TASK DESCRIPTION: Repeat the data below exactly, dropping any pictures it holds.

RECORDED INFORMATION:
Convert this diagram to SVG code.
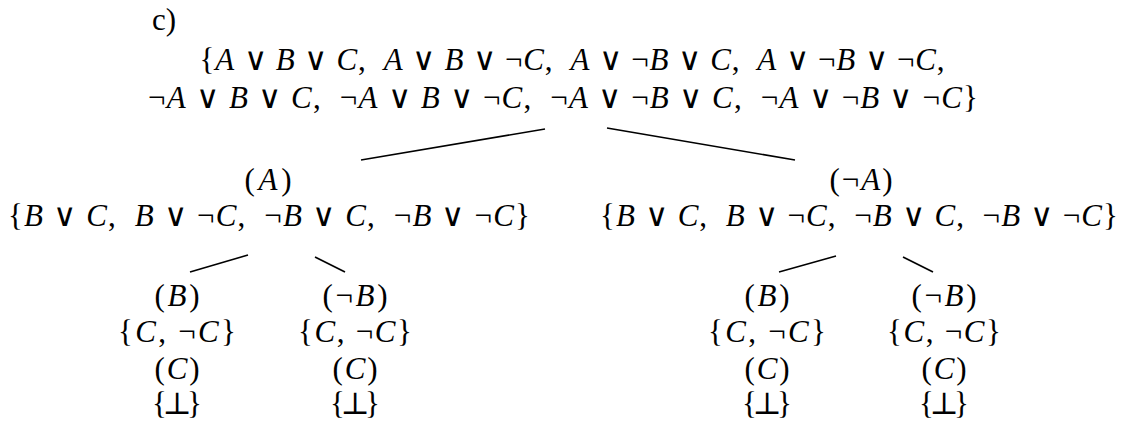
<svg xmlns="http://www.w3.org/2000/svg" width="1128" height="431" viewBox="0 0 1128 431">
<style>
text{font-family:"Liberation Serif","DejaVu Serif",serif;font-size:31px;fill:#000;text-anchor:middle}
.v{font-style:italic}
.o{font-family:"DejaVu Sans",sans-serif;font-weight:200;font-size:32px}
.edge{stroke:#000;stroke-width:1.6;fill:none}
</style>
<rect width="1128" height="431" fill="#fff"/>
<text x="164" y="30">c)</text>
<g id="root">
<text x="572" y="70" textLength="745" lengthAdjust="spacing">{<tspan class="v">A</tspan> <tspan class="o">∨</tspan> <tspan class="v">B</tspan> <tspan class="o">∨</tspan> <tspan class="v">C</tspan>,&#160;&#160;<tspan class="v">A</tspan> <tspan class="o">∨</tspan> <tspan class="v">B</tspan> <tspan class="o">∨</tspan> ¬<tspan class="v">C</tspan>,&#160;&#160;<tspan class="v">A</tspan> <tspan class="o">∨</tspan> ¬<tspan class="v">B</tspan> <tspan class="o">∨</tspan> <tspan class="v">C</tspan>,&#160;&#160;<tspan class="v">A</tspan> <tspan class="o">∨</tspan> ¬<tspan class="v">B</tspan> <tspan class="o">∨</tspan> ¬<tspan class="v">C</tspan>,</text>
<text x="563" y="108" textLength="830" lengthAdjust="spacing">¬<tspan class="v">A</tspan> <tspan class="o">∨</tspan> <tspan class="v">B</tspan> <tspan class="o">∨</tspan> <tspan class="v">C</tspan>,&#160;&#160;¬<tspan class="v">A</tspan> <tspan class="o">∨</tspan> <tspan class="v">B</tspan> <tspan class="o">∨</tspan> ¬<tspan class="v">C</tspan>,&#160;&#160;¬<tspan class="v">A</tspan> <tspan class="o">∨</tspan> ¬<tspan class="v">B</tspan> <tspan class="o">∨</tspan> <tspan class="v">C</tspan>,&#160;&#160;¬<tspan class="v">A</tspan> <tspan class="o">∨</tspan> ¬<tspan class="v">B</tspan> <tspan class="o">∨</tspan> ¬<tspan class="v">C</tspan>}</text>
</g>
<g id="nodeA">
<text x="268" y="190" textLength="47" lengthAdjust="spacing">(<tspan class="v">A</tspan>)</text>
<text x="269" y="226" textLength="522" lengthAdjust="spacing">{<tspan class="v">B</tspan> <tspan class="o">∨</tspan> <tspan class="v">C</tspan>,&#160;&#160;<tspan class="v">B</tspan> <tspan class="o">∨</tspan> ¬<tspan class="v">C</tspan>,&#160;&#160;¬<tspan class="v">B</tspan> <tspan class="o">∨</tspan> <tspan class="v">C</tspan>,&#160;&#160;¬<tspan class="v">B</tspan> <tspan class="o">∨</tspan> ¬<tspan class="v">C</tspan>}</text>
</g>
<g id="nodeNotA">
<text x="861" y="190" textLength="63" lengthAdjust="spacing">(¬<tspan class="v">A</tspan>)</text>
<text x="859" y="226" textLength="518" lengthAdjust="spacing">{<tspan class="v">B</tspan> <tspan class="o">∨</tspan> <tspan class="v">C</tspan>,&#160;&#160;<tspan class="v">B</tspan> <tspan class="o">∨</tspan> ¬<tspan class="v">C</tspan>,&#160;&#160;¬<tspan class="v">B</tspan> <tspan class="o">∨</tspan> <tspan class="v">C</tspan>,&#160;&#160;¬<tspan class="v">B</tspan> <tspan class="o">∨</tspan> ¬<tspan class="v">C</tspan>}</text>
</g>
<g id="nodeA_B">
<text x="177" y="306" textLength="45" lengthAdjust="spacing">(<tspan class="v">B</tspan>)</text>
<text x="177" y="342" textLength="118" lengthAdjust="spacing">{<tspan class="v">C</tspan>, ¬<tspan class="v">C</tspan>}</text>
<text x="177" y="379" textLength="45" lengthAdjust="spacing">(<tspan class="v">C</tspan>)</text>
<text x="177" y="414" textLength="50" lengthAdjust="spacing">{⊥}</text>
</g>
<g id="nodeA_notB">
<text x="355" y="306" textLength="65" lengthAdjust="spacing">(¬<tspan class="v">B</tspan>)</text>
<text x="355" y="342" textLength="114" lengthAdjust="spacing">{<tspan class="v">C</tspan>, ¬<tspan class="v">C</tspan>}</text>
<text x="355" y="379" textLength="45" lengthAdjust="spacing">(<tspan class="v">C</tspan>)</text>
<text x="355" y="414" textLength="50" lengthAdjust="spacing">{⊥}</text>
</g>
<g id="nodeNotA_B">
<text x="767" y="306" textLength="45" lengthAdjust="spacing">(<tspan class="v">B</tspan>)</text>
<text x="767" y="342" textLength="118" lengthAdjust="spacing">{<tspan class="v">C</tspan>, ¬<tspan class="v">C</tspan>}</text>
<text x="767" y="379" textLength="45" lengthAdjust="spacing">(<tspan class="v">C</tspan>)</text>
<text x="767" y="414" textLength="50" lengthAdjust="spacing">{⊥}</text>
</g>
<g id="nodeNotA_notB">
<text x="944" y="306" textLength="65" lengthAdjust="spacing">(¬<tspan class="v">B</tspan>)</text>
<text x="944" y="342" textLength="114" lengthAdjust="spacing">{<tspan class="v">C</tspan>, ¬<tspan class="v">C</tspan>}</text>
<text x="944" y="379" textLength="45" lengthAdjust="spacing">(<tspan class="v">C</tspan>)</text>
<text x="944" y="414" textLength="50" lengthAdjust="spacing">{⊥}</text>
</g>
<g id="connectors">
<line class="edge" x1="545" y1="129" x2="361" y2="160"/>
<line class="edge" x1="607" y1="128" x2="795" y2="160"/>
<line class="edge" x1="248" y1="255" x2="190" y2="272"/>
<line class="edge" x1="315" y1="257" x2="345" y2="272"/>
<line class="edge" x1="836" y1="256" x2="779" y2="272"/>
<line class="edge" x1="903" y1="257" x2="933" y2="272"/>
</g>
</svg>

RESULT OF THE EXERCISE:
Convert this diagram to SVG code.
<svg xmlns="http://www.w3.org/2000/svg" width="1128" height="431" viewBox="0 0 1128 431">
<style>
text{font-family:"Liberation Serif","DejaVu Serif",serif;font-size:31px;fill:#000;text-anchor:middle}
.v{font-style:italic}
.o{font-family:"DejaVu Sans",sans-serif;font-weight:200;font-size:32px}
.edge{stroke:#000;stroke-width:1.6;fill:none}
</style>
<rect width="1128" height="431" fill="#fff"/>
<text x="164" y="30">c)</text>
<g id="root">
<text x="572" y="70" textLength="745" lengthAdjust="spacing">{<tspan class="v">A</tspan> <tspan class="o">∨</tspan> <tspan class="v">B</tspan> <tspan class="o">∨</tspan> <tspan class="v">C</tspan>,&#160;&#160;<tspan class="v">A</tspan> <tspan class="o">∨</tspan> <tspan class="v">B</tspan> <tspan class="o">∨</tspan> ¬<tspan class="v">C</tspan>,&#160;&#160;<tspan class="v">A</tspan> <tspan class="o">∨</tspan> ¬<tspan class="v">B</tspan> <tspan class="o">∨</tspan> <tspan class="v">C</tspan>,&#160;&#160;<tspan class="v">A</tspan> <tspan class="o">∨</tspan> ¬<tspan class="v">B</tspan> <tspan class="o">∨</tspan> ¬<tspan class="v">C</tspan>,</text>
<text x="563" y="108" textLength="830" lengthAdjust="spacing">¬<tspan class="v">A</tspan> <tspan class="o">∨</tspan> <tspan class="v">B</tspan> <tspan class="o">∨</tspan> <tspan class="v">C</tspan>,&#160;&#160;¬<tspan class="v">A</tspan> <tspan class="o">∨</tspan> <tspan class="v">B</tspan> <tspan class="o">∨</tspan> ¬<tspan class="v">C</tspan>,&#160;&#160;¬<tspan class="v">A</tspan> <tspan class="o">∨</tspan> ¬<tspan class="v">B</tspan> <tspan class="o">∨</tspan> <tspan class="v">C</tspan>,&#160;&#160;¬<tspan class="v">A</tspan> <tspan class="o">∨</tspan> ¬<tspan class="v">B</tspan> <tspan class="o">∨</tspan> ¬<tspan class="v">C</tspan>}</text>
</g>
<g id="nodeA">
<text x="268" y="190" textLength="47" lengthAdjust="spacing">(<tspan class="v">A</tspan>)</text>
<text x="269" y="226" textLength="522" lengthAdjust="spacing">{<tspan class="v">B</tspan> <tspan class="o">∨</tspan> <tspan class="v">C</tspan>,&#160;&#160;<tspan class="v">B</tspan> <tspan class="o">∨</tspan> ¬<tspan class="v">C</tspan>,&#160;&#160;¬<tspan class="v">B</tspan> <tspan class="o">∨</tspan> <tspan class="v">C</tspan>,&#160;&#160;¬<tspan class="v">B</tspan> <tspan class="o">∨</tspan> ¬<tspan class="v">C</tspan>}</text>
</g>
<g id="nodeNotA">
<text x="861" y="190" textLength="63" lengthAdjust="spacing">(¬<tspan class="v">A</tspan>)</text>
<text x="859" y="226" textLength="518" lengthAdjust="spacing">{<tspan class="v">B</tspan> <tspan class="o">∨</tspan> <tspan class="v">C</tspan>,&#160;&#160;<tspan class="v">B</tspan> <tspan class="o">∨</tspan> ¬<tspan class="v">C</tspan>,&#160;&#160;¬<tspan class="v">B</tspan> <tspan class="o">∨</tspan> <tspan class="v">C</tspan>,&#160;&#160;¬<tspan class="v">B</tspan> <tspan class="o">∨</tspan> ¬<tspan class="v">C</tspan>}</text>
</g>
<g id="nodeA_B">
<text x="177" y="306" textLength="45" lengthAdjust="spacing">(<tspan class="v">B</tspan>)</text>
<text x="177" y="342" textLength="118" lengthAdjust="spacing">{<tspan class="v">C</tspan>, ¬<tspan class="v">C</tspan>}</text>
<text x="177" y="379" textLength="45" lengthAdjust="spacing">(<tspan class="v">C</tspan>)</text>
<text x="177" y="414" textLength="50" lengthAdjust="spacing">{⊥}</text>
</g>
<g id="nodeA_notB">
<text x="355" y="306" textLength="65" lengthAdjust="spacing">(¬<tspan class="v">B</tspan>)</text>
<text x="355" y="342" textLength="114" lengthAdjust="spacing">{<tspan class="v">C</tspan>, ¬<tspan class="v">C</tspan>}</text>
<text x="355" y="379" textLength="45" lengthAdjust="spacing">(<tspan class="v">C</tspan>)</text>
<text x="355" y="414" textLength="50" lengthAdjust="spacing">{⊥}</text>
</g>
<g id="nodeNotA_B">
<text x="767" y="306" textLength="45" lengthAdjust="spacing">(<tspan class="v">B</tspan>)</text>
<text x="767" y="342" textLength="118" lengthAdjust="spacing">{<tspan class="v">C</tspan>, ¬<tspan class="v">C</tspan>}</text>
<text x="767" y="379" textLength="45" lengthAdjust="spacing">(<tspan class="v">C</tspan>)</text>
<text x="767" y="414" textLength="50" lengthAdjust="spacing">{⊥}</text>
</g>
<g id="nodeNotA_notB">
<text x="944" y="306" textLength="65" lengthAdjust="spacing">(¬<tspan class="v">B</tspan>)</text>
<text x="944" y="342" textLength="114" lengthAdjust="spacing">{<tspan class="v">C</tspan>, ¬<tspan class="v">C</tspan>}</text>
<text x="944" y="379" textLength="45" lengthAdjust="spacing">(<tspan class="v">C</tspan>)</text>
<text x="944" y="414" textLength="50" lengthAdjust="spacing">{⊥}</text>
</g>
<g id="connectors">
<line class="edge" x1="545" y1="129" x2="361" y2="160"/>
<line class="edge" x1="607" y1="128" x2="795" y2="160"/>
<line class="edge" x1="248" y1="255" x2="190" y2="272"/>
<line class="edge" x1="315" y1="257" x2="345" y2="272"/>
<line class="edge" x1="836" y1="256" x2="779" y2="272"/>
<line class="edge" x1="903" y1="257" x2="933" y2="272"/>
</g>
</svg>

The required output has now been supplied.